Is "James Joint" About Weed or Dangerous Love? The Answer Is Both
After the much-anticipated release of Anti, Rihanna's eighth studio album, on Wednesday night, the music world is buzzing about RiRi's latest. In the year leading up to Anti's arrival, Rihanna said in interviews that her newest album would have a different sound, telling MTV that she wanted to make songs that were "timeless" and "felt real, that felt soulful, that felt forever."
So what to make of "James Joint," the second, and shortest track on Anti? The muted, slow moving interlude opens with Rihanna crooning "I'd rather be smoking weed." So is this a new stoner anthem? Not exactly.
The song pivots quickly from marijuana to lost love, as Rihanna sings, "Don't say that you miss me/ Just come get me," not an especially radical sentiment for a break-up song.

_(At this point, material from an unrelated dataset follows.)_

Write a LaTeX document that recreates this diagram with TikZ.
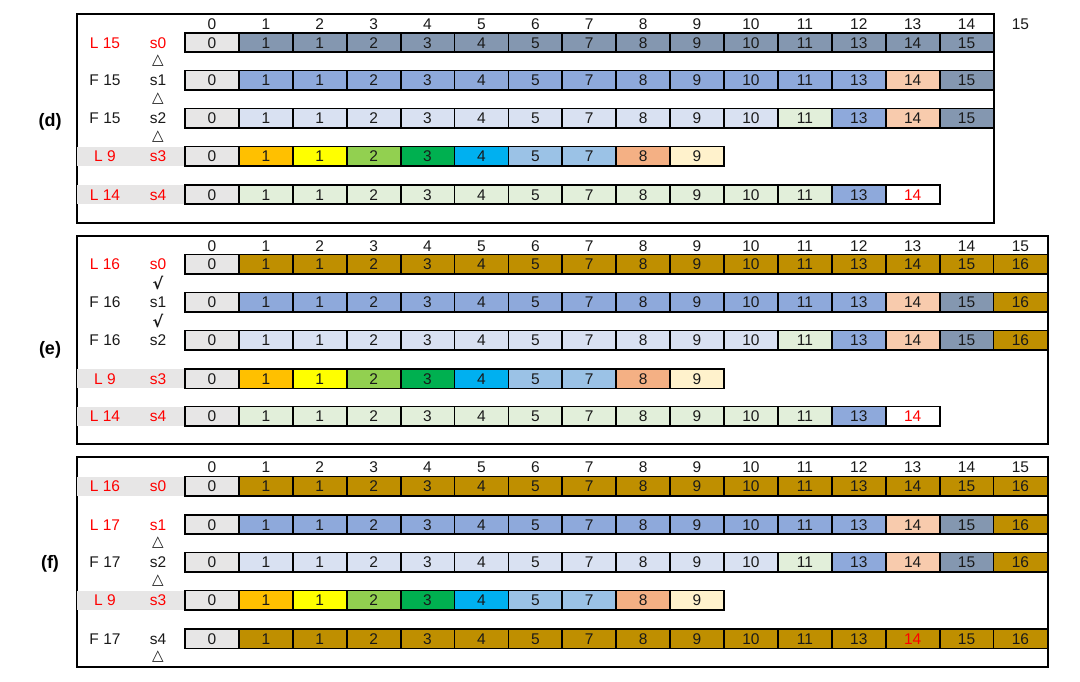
\documentclass[tikz,border=0pt]{standalone}
\usepackage{fontspec}
\setmainfont{Liberation Sans}
\newfontfamily\symfont{DejaVu Sans}
\definecolor{cg}{HTML}{E7E6E6}
\definecolor{sl}{HTML}{8497B0}
\definecolor{mb}{HTML}{8EA9DB}
\definecolor{lv}{HTML}{D9E1F2}
\definecolor{pc}{HTML}{F8CBAD}
\definecolor{lg}{HTML}{E2EFDA}
\definecolor{og}{HTML}{FFC000}
\definecolor{yl}{HTML}{FFFF00}
\definecolor{gn}{HTML}{92D050}
\definecolor{dg}{HTML}{00B050}
\definecolor{cy}{HTML}{00B0F0}
\definecolor{lb}{HTML}{9BC2E6}
\definecolor{sm}{HTML}{F4B084}
\definecolor{cr}{HTML}{FFF2CC}
\definecolor{gd}{HTML}{BF8F00}
\definecolor{rd}{HTML}{FF0000}
\definecolor{band}{HTML}{E7E6E6}
\definecolor{txt}{HTML}{1A1A1A}
\tikzset{
  numfont/.style={font=\fontsize{15.5}{15.5}\selectfont, text height=11.1pt, text depth=0pt},
  cellbox/.style={numfont, draw=black, line width=1.8pt, minimum width=53.9pt, minimum height=19.5pt,
    inner sep=0pt, outer sep=0pt, anchor=west, text=txt},
  f-cg/.style={fill=cg}, f-sl/.style={fill=sl}, f-mb/.style={fill=mb}, f-lv/.style={fill=lv},
  f-pc/.style={fill=pc}, f-lg/.style={fill=lg}, f-og/.style={fill=og}, f-yl/.style={fill=yl},
  f-gn/.style={fill=gn}, f-dg/.style={fill=dg}, f-cy/.style={fill=cy}, f-lb/.style={fill=lb},
  f-sm/.style={fill=sm}, f-cr/.style={fill=cr}, f-gd/.style={fill=gd},
  f-wr/.style={fill=white, text=rd}, f-gr/.style={fill=gd, text=rd},
  hdr/.style={numfont, text=txt, inner sep=0pt},
  lab/.style={numfont, text=txt, inner sep=0pt},
  redlab/.style={lab, text=rd},
  trimark/.style={font=\symfont\fontsize{15}{15}\selectfont, text=txt, inner sep=0pt},
  chk/.style={font=\symfont\bfseries\fontsize{16}{16}\selectfont, text=txt, inner sep=0pt},
  frame/.style={draw=black, line width=2pt},
  panel/.style={font=\bfseries\fontsize{18}{18}\selectfont, text=black, inner sep=0pt},
}
\newcommand\cellrow[3]{%
  \foreach \c [count=\i from 0] in {#3} {
    \pgfmathtruncatemacro\v{{0,1,1,2,3,4,5,7,8,9,10,11,13,14,15,16}[\i]}
    \node[cellbox, f-\c] (#1-\i) at ({185+53.9*\i}, #2) {\v};
  }}
\newcommand\headrow[3]{%
  \foreach \i in {0,...,#3} {
    \node[hdr] (#1-h\i) at ({185+53.9*\i+26.95}, #2) {\i};
  }}
\newcommand\bandrow[1]{\fill[band] (77,{#1-9.75}) rectangle (184,{#1+9.75});}
\begin{document}
\begin{tikzpicture}[x=1pt, y=-1pt]
\useasboundingbox (0,0) rectangle (1080,681);
\fill[white] (0,0) rectangle (1080,681);

% ---------------- panel (d)
\draw[frame] (77,14) rectangle (993.5,222.5);
\node[panel] (pd) at (50,122) {(d)};
\headrow{d}{24}{15}
\bandrow{156.3}
\bandrow{194.5}
\node[redlab] (d-L0) at (105,42.5) {L 15};   \node[redlab] (d-s0) at (158,42.5) {s0};
\node[lab] (d-L1) at (105,80.3) {F 15};      \node[lab] (d-s1) at (158,80.3) {s1};
\node[lab] (d-L2) at (105,118.3) {F 15};     \node[lab] (d-s2) at (158,118.3) {s2};
\node[redlab] (d-L3) at (105,156.3) {L 9};   \node[redlab] (d-s3) at (158,156.3) {s3};
\node[redlab] (d-L4) at (105,194.5) {L 14};  \node[redlab] (d-s4) at (158,194.5) {s4};
\node[trimark] (d-m0) at (158,61) {△};
\node[trimark] (d-m1) at (158,99) {△};
\node[trimark] (d-m2) at (158,137) {△};
\cellrow{d0}{42.5}{cg,sl,sl,sl,sl,sl,sl,sl,sl,sl,sl,sl,sl,sl,sl}
\cellrow{d1}{80.3}{cg,mb,mb,mb,mb,mb,mb,mb,mb,mb,mb,mb,mb,pc,sl}
\cellrow{d2}{118.3}{cg,lv,lv,lv,lv,lv,lv,lv,lv,lv,lv,lg,mb,pc,sl}
\cellrow{d3}{156.3}{cg,og,yl,gn,dg,cy,lb,lb,sm,cr}
\cellrow{d4}{194.5}{cg,lg,lg,lg,lg,lg,lg,lg,lg,lg,lg,lg,mb,wr}

% ---------------- panel (e)
\draw[frame] (77,235.7) rectangle (1047.5,444.3);
\node[panel] (pe) at (50,350) {(e)};
\headrow{e}{245.7}{15}
\bandrow{378.7}
\bandrow{416.3}
\node[redlab] (e-L0) at (105,264.2) {L 16};  \node[redlab] (e-s0) at (158,264.2) {s0};
\node[lab] (e-L1) at (105,302.2) {F 16};     \node[lab] (e-s1) at (158,302.2) {s1};
\node[lab] (e-L2) at (105,340.3) {F 16};     \node[lab] (e-s2) at (158,340.3) {s2};
\node[redlab] (e-L3) at (105,378.7) {L 9};   \node[redlab] (e-s3) at (158,378.7) {s3};
\node[redlab] (e-L4) at (105,416.3) {L 14};  \node[redlab] (e-s4) at (158,416.3) {s4};
\node[chk] (e-m0) at (158,283) {√};
\node[chk] (e-m1) at (158,321) {√};
\cellrow{e0}{264.2}{cg,gd,gd,gd,gd,gd,gd,gd,gd,gd,gd,gd,gd,gd,gd,gd}
\cellrow{e1}{302.2}{cg,mb,mb,mb,mb,mb,mb,mb,mb,mb,mb,mb,mb,pc,sl,gd}
\cellrow{e2}{340.3}{cg,lv,lv,lv,lv,lv,lv,lv,lv,lv,lv,lg,mb,pc,sl,gd}
\cellrow{e3}{378.7}{cg,og,yl,gn,dg,cy,lb,lb,sm,cr}
\cellrow{e4}{416.3}{cg,lg,lg,lg,lg,lg,lg,lg,lg,lg,lg,lg,mb,wr}

% ---------------- panel (f)
\draw[frame] (77,457.3) rectangle (1047.5,667.3);
\node[panel] (pf) at (50,564) {(f)};
\headrow{f}{466.7}{15}
\bandrow{486.3}
\bandrow{600.3}
\node[redlab] (f-L0) at (105,486.3) {L 16};  \node[redlab] (f-s0) at (158,486.3) {s0};
\node[redlab] (f-L1) at (105,524.5) {L 17};  \node[redlab] (f-s1) at (158,524.5) {s1};
\node[lab] (f-L2) at (105,562.3) {F 17};     \node[lab] (f-s2) at (158,562.3) {s2};
\node[redlab] (f-L3) at (105,600.3) {L 9};   \node[redlab] (f-s3) at (158,600.3) {s3};
\node[lab] (f-L4) at (105,638.7) {F 17};     \node[lab] (f-s4) at (158,638.7) {s4};
\node[trimark] (f-m1) at (158,543) {△};
\node[trimark] (f-m2) at (158,581) {△};
\node[trimark] (f-m4) at (158,657) {△};
\cellrow{f0}{486.3}{cg,gd,gd,gd,gd,gd,gd,gd,gd,gd,gd,gd,gd,gd,gd,gd}
\cellrow{f1}{524.5}{cg,mb,mb,mb,mb,mb,mb,mb,mb,mb,mb,mb,mb,pc,sl,gd}
\cellrow{f2}{562.3}{cg,lv,lv,lv,lv,lv,lv,lv,lv,lv,lv,lg,mb,pc,sl,gd}
\cellrow{f3}{600.3}{cg,og,yl,gn,dg,cy,lb,lb,sm,cr}
\cellrow{f4}{638.7}{cg,gd,gd,gd,gd,gd,gd,gd,gd,gd,gd,gd,gd,gr,gd,gd}
\end{tikzpicture}
\end{document}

But in the hook and the second verse, the lyrics paint a darker picture. "Don't know why, just know I want you," could read as a flippant declaration of residual love post break-up, but it may also describe a dangerously addictive kind of relationship (which comes back around to the drug metaphor). And "We're too busy kissing/ Just making scenes/ Here come the police," evokes tumult and violence — perhaps an allusion to Rihanna's ex-boyfriend, singer Chris Brown, who pleaded guilty to assaulting her in 2009.
But "James Joint" barely gives the listener time to process before it ends with a fade-out. The full lyrics of "James Joint" are available from Genius.